UPDATE: the translator has agreed to continue, and I have received the first draft of homily 3 which I will read over tomorrow night.  And I’ve thought up some possible new sales approaches on printed copies to help with the costs.

Patristic Greek translation tips

On ScribD there is a downloadable PDF by Charles A. Sullivan full of very useful information about working with Patristic Greek, websites, tips, etc.  It’s here.

Thanks to Robert Bedrosian for pointing out that a search for “patristics” and “syriac” will produce results of considerable interest.  The same is true for “coptic”.

You have to register for a free account, and not all material is downloadable; but much is.  I suspect at least some of this is less than legitimate; other material; such as the PDF above, is undoubtedly legal.  I was amused to discover some material from my own websites appeared, reformatted, as well (which is all to the good, of course).
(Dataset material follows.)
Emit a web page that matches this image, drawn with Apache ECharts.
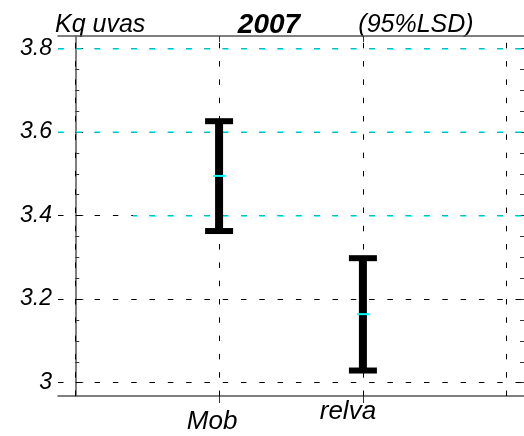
<!DOCTYPE html>
<html><head><meta charset="utf-8">
<script src="https://cdn.jsdelivr.net/npm/echarts@6/dist/echarts.min.js"></script>
<style>html,body{margin:0;padding:0;background:#fff}#c{width:524px;height:436px}</style>
</head><body><div id="c"></div>
<script>
// ---- data ----
const categories = ['Mob', 'relva'];
const means = [3.495, 3.164];
const lower = [3.363, 3.029];
const upper = [3.626, 3.298];
const yTicks = [3.0, 3.2, 3.4, 3.6, 3.8];
const yMinorTicks = [3.05, 3.1, 3.15, 3.25, 3.3, 3.35, 3.45, 3.5, 3.55, 3.65, 3.7, 3.75];
const xGrid = [0, 1, 2, 3];
const cyanLevels = [3.8, 3.6, 3.4];
const cyanStart = [-0.12, -0.12, 0.4];
const titleLeft = 'Kq uvas', titleMid = '2007', titleRight = '(95%LSD)';

const XMIN = -0.12, XMAX = 3.12, YMIN = 2.968, YMAX = 3.83;
const GRID = {left: 58, right: 0, top: 36, bottom: 40};
const W = 524;
const FONT = '"Liberation Sans", Arial, sans-serif';
const DASH = [5.5, 12.8];
const catPos = categories.map((c, i) => i + 1);
const pxPerX = (W - GRID.left - GRID.right) / (XMAX - XMIN);

const chart = echarts.init(document.getElementById('c'), null, {renderer: 'canvas'});

const gridLines = [];
xGrid.forEach(v => gridLines.push([{coord: [v, YMIN]}, {coord: [v, YMAX]}]));
yTicks.forEach(v => gridLines.push([{coord: [XMIN, v]}, {coord: [XMAX, v]}]));
const cyanLines = cyanLevels.map((v, i) => [
  {coord: [cyanStart[i], v], lineStyle: {color: '#00ffff', type: DASH, width: 1.5, dashOffset: (cyanStart[i] - XMIN) * pxPerX}},
  {coord: [XMAX, v]}
]);

const axisLineStyle = {color: '#555', width: 1.5};
const tickStyle = {color: '#333', width: 1};
const labStyle = {fontSize: 26, fontStyle: 'italic', fontFamily: FONT, color: '#000'};

const option = {
  animation: false,
  backgroundColor: '#fff',
  grid: Object.assign({containLabel: false}, GRID),
  xAxis: [
    {type: 'value', position: 'bottom', min: XMIN, max: XMAX,
     axisLine: {show: true, lineStyle: axisLineStyle},
     axisTick: {show: true, customValues: catPos, inside: false, length: 7, lineStyle: tickStyle},
     axisLabel: {show: true, customValues: catPos, margin: 3,
       formatter: v => { const i = Math.round(v) - 1; return '{l' + i + '|' + categories[i] + '}'; },
       rich: {
         l0: Object.assign({padding: [10, 14, 0, 0]}, labStyle),
         l1: Object.assign({padding: [0, 30, 0, 0]}, labStyle)
       }},
     splitLine: {show: false}},
    {type: 'value', position: 'top', min: XMIN, max: XMAX,
     axisLine: {show: true, lineStyle: axisLineStyle},
     axisTick: {show: true, customValues: catPos, inside: true, length: 6, lineStyle: tickStyle},
     axisLabel: {show: false}, splitLine: {show: false}}
  ],
  yAxis: [
    {type: 'value', position: 'left', min: YMIN, max: YMAX,
     axisLine: {show: true, lineStyle: axisLineStyle},
     axisTick: {show: true, customValues: yTicks, inside: true, length: 8, lineStyle: tickStyle},
     axisLabel: {show: true, customValues: yTicks, margin: 6, fontSize: 23, fontStyle: 'italic', fontFamily: FONT, color: '#000',
       formatter: v => String(Math.round(v * 10) / 10)},
     splitLine: {show: false}},
    {type: 'value', position: 'left', min: YMIN, max: YMAX,
     axisLine: {show: false},
     axisTick: {show: true, customValues: yMinorTicks, inside: true, length: 4, lineStyle: tickStyle},
     axisLabel: {show: false}, splitLine: {show: false}},
    {type: 'value', position: 'right', min: YMIN, max: YMAX,
     axisLine: {show: false},
     axisTick: {show: true, customValues: yTicks, inside: true, length: 8, lineStyle: tickStyle},
     axisLabel: {show: false}, splitLine: {show: false}},
    {type: 'value', position: 'right', min: YMIN, max: YMAX,
     axisLine: {show: false},
     axisTick: {show: true, customValues: yMinorTicks, inside: true, length: 4, lineStyle: tickStyle},
     axisLabel: {show: false}, splitLine: {show: false}}
  ],
  graphic: [
    {type: 'text', x: 55, y: 25, style: {text: titleLeft, textAlign: 'left', textVerticalAlign: 'middle', font: 'italic 25px ' + FONT, fill: '#000'}},
    {type: 'text', x: 269, y: 25, style: {text: titleMid, textAlign: 'center', textVerticalAlign: 'middle', font: 'italic bold 28px ' + FONT, fill: '#000'}},
    {type: 'text', x: 416, y: 25, style: {text: titleRight, textAlign: 'center', textVerticalAlign: 'middle', font: 'italic 25px ' + FONT, fill: '#000'}}
  ],
  series: [
    {type: 'line', data: [], xAxisIndex: 0, yAxisIndex: 0, z: 1, silent: true,
     markLine: {silent: true, symbol: ['none', 'none'], label: {show: false}, animation: false,
       lineStyle: {color: '#000', type: DASH, width: 1}, data: gridLines}},
    {type: 'line', data: [], xAxisIndex: 0, yAxisIndex: 0, z: 2, silent: true,
     markLine: {silent: true, symbol: ['none', 'none'], label: {show: false}, animation: false,
       lineStyle: {color: '#00ffff', type: DASH, width: 1.5}, data: cyanLines}},
    {type: 'custom', xAxisIndex: 0, yAxisIndex: 0, z: 5,
     data: categories.map((c, i) => [catPos[i], lower[i], upper[i], means[i]]),
     renderItem: function (params, api) {
       const x = api.value(0);
       const pLo = api.coord([x, api.value(1)]);
       const pHi = api.coord([x, api.value(2)]);
       const pM = api.coord([x, api.value(3)]);
       const capW = 14, barW = 8, capH = 6;
       return {type: 'group', children: [
         {type: 'rect', shape: {x: pHi[0] - barW / 2, y: pHi[1], width: barW, height: pLo[1] - pHi[1]}, style: {fill: '#000'}},
         {type: 'rect', shape: {x: pHi[0] - capW, y: pHi[1] - capH / 2, width: capW * 2, height: capH}, style: {fill: '#000'}},
         {type: 'rect', shape: {x: pLo[0] - capW, y: pLo[1] - capH / 2, width: capW * 2, height: capH}, style: {fill: '#000'}},
         {type: 'line', shape: {x1: pM[0] - 6, y1: pM[1], x2: pM[0] + 6, y2: pM[1]}, style: {stroke: '#00ffff', lineWidth: 2}}
       ]};
     }}
  ]
};
chart.setOption(option);
</script></body></html>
A rival translation of Origen’s Homilies on Ezechiel

Quite by accident I today learn of another projected translation of Origen’s Homilies on Ezechiel.  It’s due to appear in January 2010 as part of the Ancient Christian Writers series, and translated by Thomas Scheck, who has translated several other volumes of Origen’s homilies.  The Amazon advert is here.

Frankly this is a nuisance and a half.  We’ll probably beat that deadline; but who needs two competing translations?  More to the point, is it a sensible thing to do with my money?

Not sure what to do now.

UPDATE: I’ve written to Dr Scheck to ask the status of his work; but from his home page it appears to be complete.

I’ve done some calculations.  The whole lot is about 200 pages of Latin in the SC edition, at $10 per page is $2,000.  Of this, about a quarter is done and indeed paid for.  So we’re talking about a further $1,500. 

Perhaps the answer is to go upmarket, and add a Latin text as well as a translation.

Origen, Homily 2 on Ezechiel

This homily now is translated and paid for, so we’re really making excellent progress.  12 more homilies to go!

Coptic monastic revival - Matta al-Maskeen

I’d very much like to know more about the astonishing revival of monasticism that has taken place among the Copts in modern Egypt.  A central figure is the mysterious Fr. Matta al-Maskeen (various spellings seem to be around).

Quite by chance I’ve stumbled across a digest of translated newspaper articles on him here.  Sadly you have to be a subscriber to access the articles, but the summaries alone are interesting.  The site itself says that

We publish Arab-West Report, an independent weekly electronic magazine. It is dedicated to fostering understanding of the Arab World. We do this partly through summary translations of Arabic newspaper articles into English…

Guys… you’ll foster understanding better if you make it possible for people other than specialists to read the articles!  You need free content, really you do. Make the current year and last year subscription only, and let everyone read before then.

Back to Fr. Matta.  I think there may be a book or two about this renewal by John H. Watson, but I haven’t seen any of them.

The search in Google on “matta al-maskeen monks” brings back such interesting results.  I find there is a Coptic forum here, where the merits (and otherwise) of Fr. Matta are hotly debated.

Agapius once more

Well that was a good day’s work; starting late morning, continuing this afternoon with a couple of breaks, and finishing now — I’ve translated the remainder of Agapius, some 38 pages.   The first draft of the whole work is done!  Frankly I am delighted.

Thankfully I had scanned the page images before I began, presumably whenever I scanned the last chunk.  Then I marked up the pages for scanning, corrected the OCR, and got a French text in an RTF file.  Then I ran it through a programme that split it into sentences.  I took the output and ran it through the machine translator.  Then input both the French and the English into another tool to interleave automatically the French and English sentences.  From there on, it was just a task of working through the file, making the English version correct, and removing the French as I did so.  I suppose it took, what, seven hours?  Hmm… that’s longer than I thought.

Not bad on a day when the outside temperature hit over 27C.

I’m done for today, now; the days when I could work to midnight on Friday and Saturday in order to work on the website are sadly behind me. 

The next stage, when I get some time, is to go through these files, add page numbers, correct awkwardnesses, check things, and so on.  That may be a couple of days work.  But we’re getting close to a free, online English version of Agapius!